Chicken Sludge - A New Subsidy to Big Chicken from Uncle Sam

By David Whiteside

The corporate chicken industry is one of the biggest polluters and public nuisances in the United States. I love the little chickens but hate Big Chicken.

Southerners of all backgrounds are fed up. Besides the pollution, these chicken factories are terrible neighbors. Massive sprawling houses of breeders, broilers, layers, and processing plants have essentially driven Old McDonald’s bucolic farm out of business in the name of increased profits and subsidized cheap chicken. While ads encourage Americans to eat “healthy” chicken during every meal, factory production of chickens increases. Tyson Foods and a cabal of chicken corporations shrewdly buy politicians who gut laws, enabling them to cut corners to further increase profits, eliminate small farmers, and avoid accountability.

Entire communities are sacrificed through depreciated property values, diminished public health, and persistent discharges of uncontrolled amounts of chicken feces and body parts across the South. Each chicken “house” can hold 125,000 chickens. There are so many chicken factories in Tennessee and Alabama that state agencies have a hard time counting them, much less regulating them. All this putrid chicken poop is not treated and is rarely contained properly. The industry cannot handle such large volumes of waste and pollution so they dump it wherever they want and call it fertilizer.

Additionally, working in many of these chicken factories is risky, grueling, and dangerous. Infectious diseases run rampant and are an epidemiological bridge between chickens and humans. The corporations force many factory farmers into massive debt in a form of modern-day indentured servitude. The locals keep the financial risk, debt, and waste, while the corporation keeps the product and the profits.

Arkansas-based Denali is just one of the companies dumping out-of-state sludge in the South. Maryland-based Synagro also disposes of biosolids in the South, both in landfills and on fields. Both of these corporations are the subjects of numerous complaints. Tennessee Riverkeeper has already sued Denali for PFAS pollution, also known as “forever chemicals.”

Julie Lay, a community leader who lives near sludge disposal locations says: "The use of poultry sludge as fertilizer is a cover-up for cheap, under regulated, dumping of sludge that would otherwise be considered solid waste.”

Truly a bipartisan issue, a growing number of people want the massive Denali sludge factory in North Alabama to stop, including Barbara Crow, a Democrat, and Robert Chandler, a Republican, who has two trucks with “Trump” spray-painted on them.
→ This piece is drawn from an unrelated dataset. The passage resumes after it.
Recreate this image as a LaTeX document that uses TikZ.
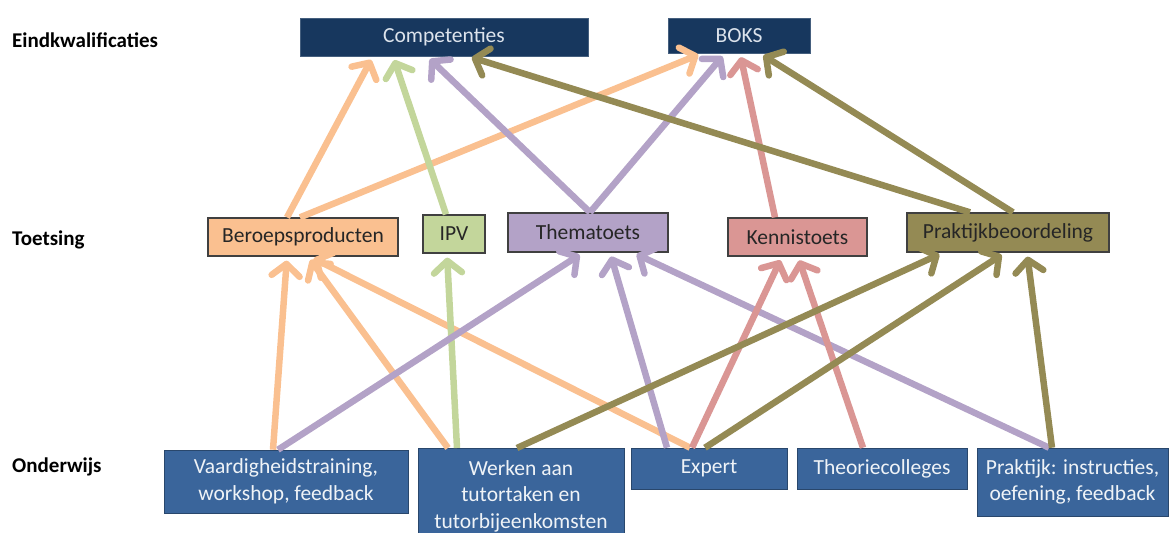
\documentclass[tikz,border=0pt]{standalone}
\usepackage{fontspec}
\setmainfont{Carlito}
\usetikzlibrary{arrows.meta}

\definecolor{navy}{HTML}{17375E}
\definecolor{midblue}{HTML}{3A659B}
\definecolor{ltext}{HTML}{DCE3EC}
\definecolor{cOrange}{HTML}{FAC090}
\definecolor{cGreen}{HTML}{C3D69B}
\definecolor{cPurple}{HTML}{B3A2C7}
\definecolor{cPink}{HTML}{DA9694}
\definecolor{cOlive}{HTML}{948A54}
\definecolor{edge}{HTML}{404040}

\tikzset{
  box/.style={rectangle, inner sep=0pt, align=center, font=\fontsize{21.5}{26.5}\selectfont},
  topbox/.style={box, fill=navy, draw=navy!80!white, line width=0.6pt, text=ltext},
  testbox/.style={box, draw=edge, line width=1.3pt, text=black!85},
  edubox/.style={box, fill=midblue, draw=midblue!70!black, line width=0.6pt, text=white!92!midblue},
  rowlabel/.style={anchor=west, inner sep=0pt, font=\fontsize{21}{24}\selectfont\bfseries},
  link/.style={line width=6.5pt, shorten >=4pt,
    -{Straight Barb[length=12pt,width=28pt,line cap=round,line join=round]}},
}

\begin{document}
\begin{tikzpicture}[x=1pt,y=-1pt]
\useasboundingbox (0,0) rectangle (1171,533);
\clip (0,0) rectangle (1171,533);

% row labels
\node[rowlabel] (l1) at (12,40) {Eindkwalificaties};
\node[rowlabel] (l2) at (12,240) {Toetsing};
\node[rowlabel] (l3) at (12,467) {Onderwijs};

% end qualifications
\node[topbox, minimum width=288pt, minimum height=38pt] (comp) at (444,37) {Competenties};
\node[topbox, minimum width=142pt, minimum height=35pt] (boks) at (739,35.5) {BOKS};

% assessment
\node[testbox, fill=cOrange, minimum width=190pt, minimum height=38pt] (ber) at (303,237) {Beroepsproducten};
\node[testbox, fill=cGreen, minimum width=62pt, minimum height=38pt] (ipv) at (454,234) {IPV};
\node[testbox, fill=cPurple, minimum width=160pt, minimum height=39pt] (thema) at (588,232.5) {Thematoets};
\node[testbox, fill=cPink, minimum width=139pt, minimum height=38pt] (kennis) at (797.5,237) {Kennistoets};
\node[testbox, fill=cOlive, minimum width=202pt, minimum height=39pt] (pbeo) at (1008,232.5) {Praktijkbeoordeling};

% education
\node[edubox, minimum width=244pt, minimum height=63pt] (vaard) at (286,481.5) {Vaardigheidstraining,\\workshop, feedback};
\node[edubox, minimum width=206pt, minimum height=96pt, anchor=north] (werken) at (521,448) {Werken aan\\tutortaken en\\tutorbijeenkomsten};
\node[edubox, minimum width=156pt, minimum height=41pt] (expert) at (709,468.5) {Expert};
\node[edubox, minimum width=170pt, minimum height=41pt] (theorie) at (882,468.5) {Theoriecolleges};
\node[edubox, minimum width=191pt, minimum height=68pt] (prak) at (1072.5,482) {Praktijk: instructies,\\oefening, feedback};

% orange links
\draw[link, cOrange] ([xshift=-16pt]ber.north) -- ([xshift=-71pt]comp.south);
\draw[link, cOrange] ([xshift=-3pt]ber.north) -- ([xshift=-37pt]boks.south);
\draw[link, cOrange] ([xshift=-13pt]vaard.north) -- ([xshift=-16pt]ber.south);
\draw[link, cOrange] ([xshift=-73pt]werken.north) -- ([xshift=5pt]ber.south);
\draw[link, cOrange] ([xshift=-19pt]expert.north) -- ([xshift=7pt]ber.south);

% green links
\draw[link, cGreen] ([xshift=-8pt]ipv.north) -- ([xshift=-51pt]comp.south);
\draw[link, cGreen] ([xshift=-64pt]werken.north) -- ([xshift=-7pt]ipv.south);

% purple links
\draw[link, cPurple] ([xshift=2pt]thema.north) -- ([xshift=-17pt]comp.south);
\draw[link, cPurple] ([xshift=2pt]thema.north) -- ([xshift=-14pt]boks.south);
\draw[link, cPurple] ([xshift=-8pt]vaard.north) -- ([xshift=-5pt]thema.south);
\draw[link, cPurple] ([xshift=-42pt]expert.north) -- ([xshift=22pt]thema.south);
\draw[link, cPurple] ([xshift=-23.5pt]prak.north) -- ([xshift=45pt]thema.south);

% pink links
\draw[link, cPink] ([xshift=-22.5pt]kennis.north) -- ([xshift=1pt]boks.south);
\draw[link, cPink] ([xshift=-17pt]expert.north) -- ([xshift=-15.5pt]kennis.south);
\draw[link, cPink] ([xshift=-19pt]theorie.north) -- ([xshift=0.5pt]kennis.south);

% olive links
\draw[link, cOlive] ([xshift=5pt]pbeo.north) -- ([xshift=21pt]boks.south);
\draw[link, cOlive] ([xshift=-38pt]pbeo.north) -- ([xshift=24pt]comp.south);
\draw[link, cOlive] ([xshift=-4pt]werken.north) -- ([xshift=-65pt]pbeo.south);
\draw[link, cOlive] ([xshift=-4pt]expert.north) -- ([xshift=-3pt]pbeo.south);
\draw[link, cOlive] ([xshift=-20.5pt]prak.north) -- ([xshift=19pt]pbeo.south);
\end{tikzpicture}
\end{document}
Both have complained to government agencies that are subservient to Big Chicken, and nothing was done about it. Chandler said, “I think it should be shut down and they should be fined.” Crow, who lives on Crowdabout Creek across from a Denali sludge factory, said she first became wary of the property in November 2020 when she saw numerous 18-wheeler tanker trucks entering the property to access the road that led to the lagoons where the sludge is dumped before being applied to the land.

Crow recalls: “chicken sludge trucks were just lined up waiting to dump all day long. Those of us who live close and/or downwind found it unbearable to be outside. The smell was almost daily and we could not open the windows, work in gardens, hang clothes on the line to dry, and children could not play outside. Then came the ‘bloom’ in Crowdabout Creek! The creek bed was covered in tree roots that reached into the water were also covered. The branch of the creek coming in from the west did not have any of the ‘bloom’ in it, only the branch downstream from Denali’s sludge holding ponds. It looked like large Dandelion blossoms, but were a beige, creamy color with a little dark center. That water goes into Flint Creek and to the Tennessee River – that’s our drinking water! I reported it to the state authorities and they waited nine days before they checked it. In the meantime we had a flooding rain and it all washed downstream, and was gone by the time the state did their job.”

Big Chicken has fouled our food, water, and homes for too long. One of my great regrets as a Riverkeeper is that this industry has thus far avoided accountability while increasing pollution. Tennessee Riverkeeper is working hard with other Waterkeeper organizations and concerned leaders to prosecute the biggest and baddest of the industry and enact common-sense regulations that will protect our water, food, and quality of life. We hope to make 2023 the year of the chicken. These animal abusers will be held accountable for their crimes against nature.